-- AVAILABLE DATA start --

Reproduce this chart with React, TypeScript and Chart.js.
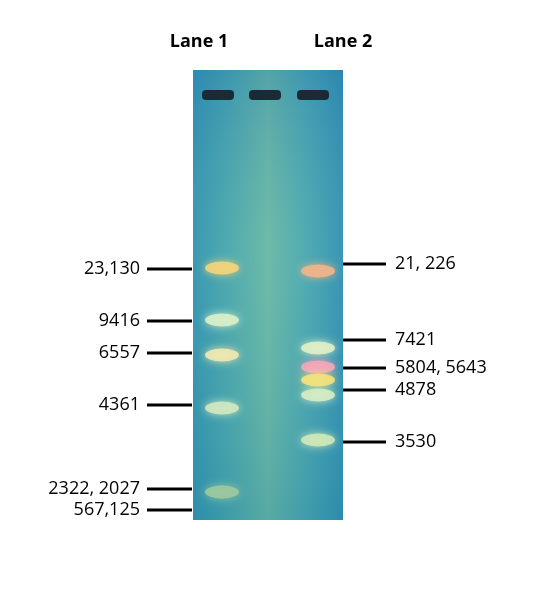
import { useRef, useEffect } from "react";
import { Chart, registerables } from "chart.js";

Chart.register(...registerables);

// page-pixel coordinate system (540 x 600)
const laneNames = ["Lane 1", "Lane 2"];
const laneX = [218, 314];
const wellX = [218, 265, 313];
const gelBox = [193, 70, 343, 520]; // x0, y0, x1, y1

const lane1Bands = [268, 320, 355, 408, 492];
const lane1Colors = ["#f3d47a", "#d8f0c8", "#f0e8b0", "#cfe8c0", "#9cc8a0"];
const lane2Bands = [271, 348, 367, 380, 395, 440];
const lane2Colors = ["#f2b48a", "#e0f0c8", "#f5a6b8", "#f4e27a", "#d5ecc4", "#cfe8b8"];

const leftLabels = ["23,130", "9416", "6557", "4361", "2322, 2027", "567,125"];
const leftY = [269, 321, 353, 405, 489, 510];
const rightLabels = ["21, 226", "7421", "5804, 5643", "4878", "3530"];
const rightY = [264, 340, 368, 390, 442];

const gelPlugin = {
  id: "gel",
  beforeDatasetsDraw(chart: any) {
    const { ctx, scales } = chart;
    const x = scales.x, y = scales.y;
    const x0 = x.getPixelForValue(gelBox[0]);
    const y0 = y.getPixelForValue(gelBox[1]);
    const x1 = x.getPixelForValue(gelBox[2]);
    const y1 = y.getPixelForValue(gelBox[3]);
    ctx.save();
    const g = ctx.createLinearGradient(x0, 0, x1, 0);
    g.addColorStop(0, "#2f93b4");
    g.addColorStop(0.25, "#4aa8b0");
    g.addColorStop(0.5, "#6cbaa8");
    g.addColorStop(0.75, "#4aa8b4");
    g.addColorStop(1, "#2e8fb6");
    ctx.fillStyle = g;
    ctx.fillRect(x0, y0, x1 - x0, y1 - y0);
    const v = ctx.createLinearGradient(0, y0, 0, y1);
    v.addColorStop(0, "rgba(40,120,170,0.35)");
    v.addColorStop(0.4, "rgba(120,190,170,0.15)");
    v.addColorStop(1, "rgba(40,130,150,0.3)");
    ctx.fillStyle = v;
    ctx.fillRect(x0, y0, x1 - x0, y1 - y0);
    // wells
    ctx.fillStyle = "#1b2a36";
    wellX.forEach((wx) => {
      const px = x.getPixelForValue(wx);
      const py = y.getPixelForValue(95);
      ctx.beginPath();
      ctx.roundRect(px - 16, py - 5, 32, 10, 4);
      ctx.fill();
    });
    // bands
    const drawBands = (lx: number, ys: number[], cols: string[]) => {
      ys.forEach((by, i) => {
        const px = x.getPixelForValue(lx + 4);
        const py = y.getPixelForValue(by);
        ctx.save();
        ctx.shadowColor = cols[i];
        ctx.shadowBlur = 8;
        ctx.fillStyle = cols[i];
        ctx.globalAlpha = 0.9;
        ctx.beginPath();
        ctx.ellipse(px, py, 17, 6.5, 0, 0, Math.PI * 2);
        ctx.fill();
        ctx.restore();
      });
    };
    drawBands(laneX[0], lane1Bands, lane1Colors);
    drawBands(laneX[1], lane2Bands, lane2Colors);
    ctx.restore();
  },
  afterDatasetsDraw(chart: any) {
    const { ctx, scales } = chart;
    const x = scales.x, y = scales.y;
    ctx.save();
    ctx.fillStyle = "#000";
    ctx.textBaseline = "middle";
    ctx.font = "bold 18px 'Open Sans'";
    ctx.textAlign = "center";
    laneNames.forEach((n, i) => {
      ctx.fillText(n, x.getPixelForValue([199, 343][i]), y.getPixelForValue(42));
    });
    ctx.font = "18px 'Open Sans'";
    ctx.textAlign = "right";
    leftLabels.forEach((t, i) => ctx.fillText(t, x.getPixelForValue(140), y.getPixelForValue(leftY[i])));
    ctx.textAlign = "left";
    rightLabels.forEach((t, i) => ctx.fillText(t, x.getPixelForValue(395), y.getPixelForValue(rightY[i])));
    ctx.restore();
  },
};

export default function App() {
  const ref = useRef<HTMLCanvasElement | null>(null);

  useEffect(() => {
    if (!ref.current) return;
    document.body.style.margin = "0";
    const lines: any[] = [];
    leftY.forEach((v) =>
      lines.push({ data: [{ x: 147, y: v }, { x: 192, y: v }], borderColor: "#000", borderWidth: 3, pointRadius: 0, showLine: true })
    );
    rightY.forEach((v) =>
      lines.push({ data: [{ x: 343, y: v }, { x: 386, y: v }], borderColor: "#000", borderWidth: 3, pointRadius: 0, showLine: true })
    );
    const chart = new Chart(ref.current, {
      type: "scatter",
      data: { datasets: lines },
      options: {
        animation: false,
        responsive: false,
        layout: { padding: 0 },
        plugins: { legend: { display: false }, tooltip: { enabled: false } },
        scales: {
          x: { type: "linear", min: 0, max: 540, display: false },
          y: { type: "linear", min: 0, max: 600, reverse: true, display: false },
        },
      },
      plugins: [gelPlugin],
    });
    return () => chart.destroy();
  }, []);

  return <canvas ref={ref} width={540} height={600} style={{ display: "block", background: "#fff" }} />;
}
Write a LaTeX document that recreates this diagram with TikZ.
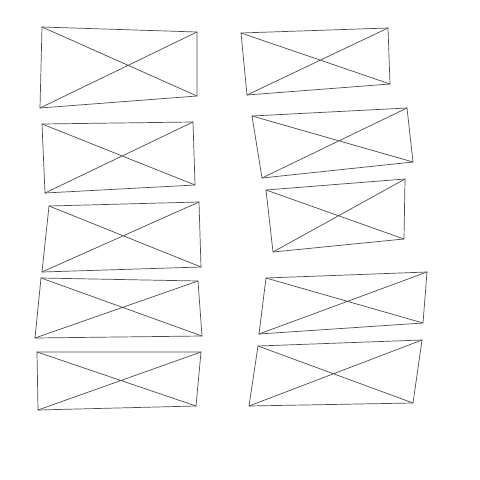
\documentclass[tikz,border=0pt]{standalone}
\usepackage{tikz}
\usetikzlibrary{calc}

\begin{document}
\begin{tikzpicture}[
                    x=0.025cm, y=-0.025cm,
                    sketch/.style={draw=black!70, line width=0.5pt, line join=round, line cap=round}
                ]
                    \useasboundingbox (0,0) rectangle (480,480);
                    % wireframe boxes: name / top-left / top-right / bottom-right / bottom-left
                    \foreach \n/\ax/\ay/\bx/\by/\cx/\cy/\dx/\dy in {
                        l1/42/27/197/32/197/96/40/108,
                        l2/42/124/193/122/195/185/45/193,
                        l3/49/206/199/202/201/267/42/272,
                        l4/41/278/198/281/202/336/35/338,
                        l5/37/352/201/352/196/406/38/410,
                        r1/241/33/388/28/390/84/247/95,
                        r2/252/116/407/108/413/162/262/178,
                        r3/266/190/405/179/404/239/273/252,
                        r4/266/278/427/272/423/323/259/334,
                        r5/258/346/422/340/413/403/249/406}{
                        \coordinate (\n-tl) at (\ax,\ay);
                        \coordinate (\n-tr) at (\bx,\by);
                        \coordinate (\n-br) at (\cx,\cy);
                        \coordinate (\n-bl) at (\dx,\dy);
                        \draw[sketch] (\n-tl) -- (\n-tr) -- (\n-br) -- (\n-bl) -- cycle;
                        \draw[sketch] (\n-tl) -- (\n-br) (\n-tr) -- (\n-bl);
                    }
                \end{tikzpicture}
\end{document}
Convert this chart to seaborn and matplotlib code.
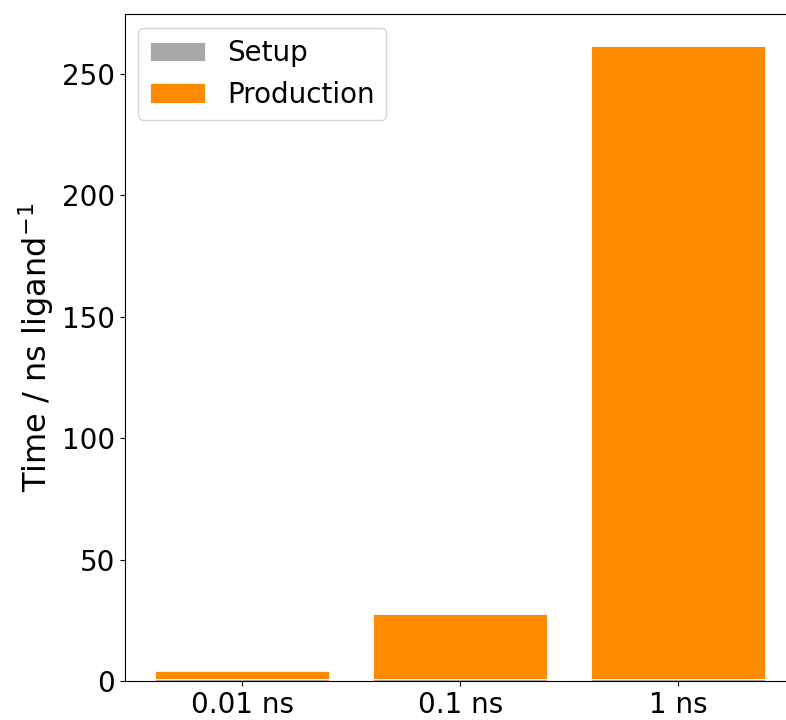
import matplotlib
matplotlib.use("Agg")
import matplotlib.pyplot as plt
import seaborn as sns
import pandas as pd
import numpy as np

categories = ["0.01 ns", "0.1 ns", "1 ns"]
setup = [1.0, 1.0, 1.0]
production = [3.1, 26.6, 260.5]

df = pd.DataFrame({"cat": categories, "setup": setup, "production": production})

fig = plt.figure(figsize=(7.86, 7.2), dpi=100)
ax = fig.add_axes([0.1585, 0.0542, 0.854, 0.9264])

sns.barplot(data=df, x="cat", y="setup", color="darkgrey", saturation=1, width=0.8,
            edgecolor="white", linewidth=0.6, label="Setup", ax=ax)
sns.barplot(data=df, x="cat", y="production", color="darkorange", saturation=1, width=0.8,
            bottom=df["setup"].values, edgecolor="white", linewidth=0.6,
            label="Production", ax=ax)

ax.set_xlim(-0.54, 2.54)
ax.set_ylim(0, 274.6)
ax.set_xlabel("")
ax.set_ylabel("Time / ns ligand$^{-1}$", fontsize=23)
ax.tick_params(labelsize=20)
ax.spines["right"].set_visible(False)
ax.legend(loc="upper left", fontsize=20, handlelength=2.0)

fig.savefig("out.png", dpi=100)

-- AVAILABLE DATA end --

Omit every picture, and please return the entries exactly from the first line through the line with "Chart.register(...registerables);", both included.

* [SOLUTION TO THE EXERCISE]
Reproduce this chart with React, TypeScript and Chart.js.
import { useRef, useEffect } from "react";
import { Chart, registerables } from "chart.js";

Chart.register(...registerables);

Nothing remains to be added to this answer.